# Gearing up for a meet



## ckcrown84 (Oct 15, 2015)

First of all I want to apologize for my prolonged leave of absence 

I have had a lot going on personally and on the training side of things I have had some severe issues as well.

My transition back to low bar squat has been causing severe bicep tendinitis which is all the worse considering I am coming back from two distal bicep tears 

I have a competition scheduled for December 5th if I can't find a balance between low bar squats and deadlifts without severely aggravating my bicep tendons it doesn't look like I will be ready to compete.

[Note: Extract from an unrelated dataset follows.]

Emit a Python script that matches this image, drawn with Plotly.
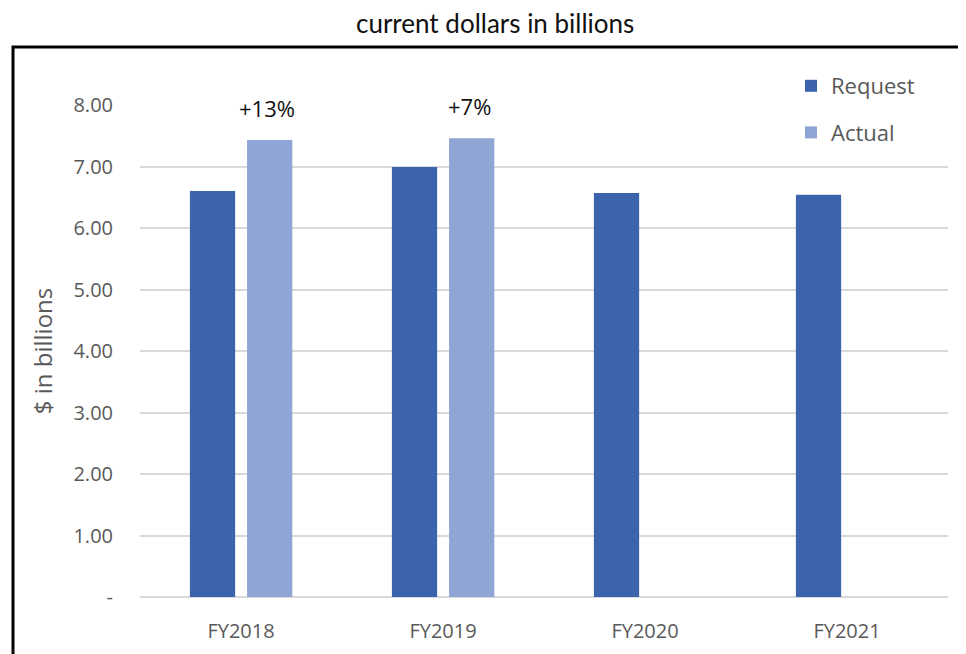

To compound the issues I have a pec strain that has been extremely aggravated which has hampered my bench training. Assuming I can get back to benching within the next week I'm not terribly concerned with this. However if the problem persists it will be a considerable problem and shave quite a bit off my total and make doing a meet pretty pointless 

In any case I am trying to pull it together but working around my post surgery sensitivities and my new pec strain it is proving difficult 







Here is some speed squats from last night used the SSB to ease my biceps 







Sent from my iPhone using Tapatalk


----------



## ckcrown84 (Oct 18, 2015)

Today was a nice day 
470 at .33 m/s 
Followed by some doubles at around 385 
Then pause squats... Always brutal 

One more week off of benching and I try to resume that 

Hoping to pull it together last minute before the meet 

















Sent from my iPhone using Tapatalk


----------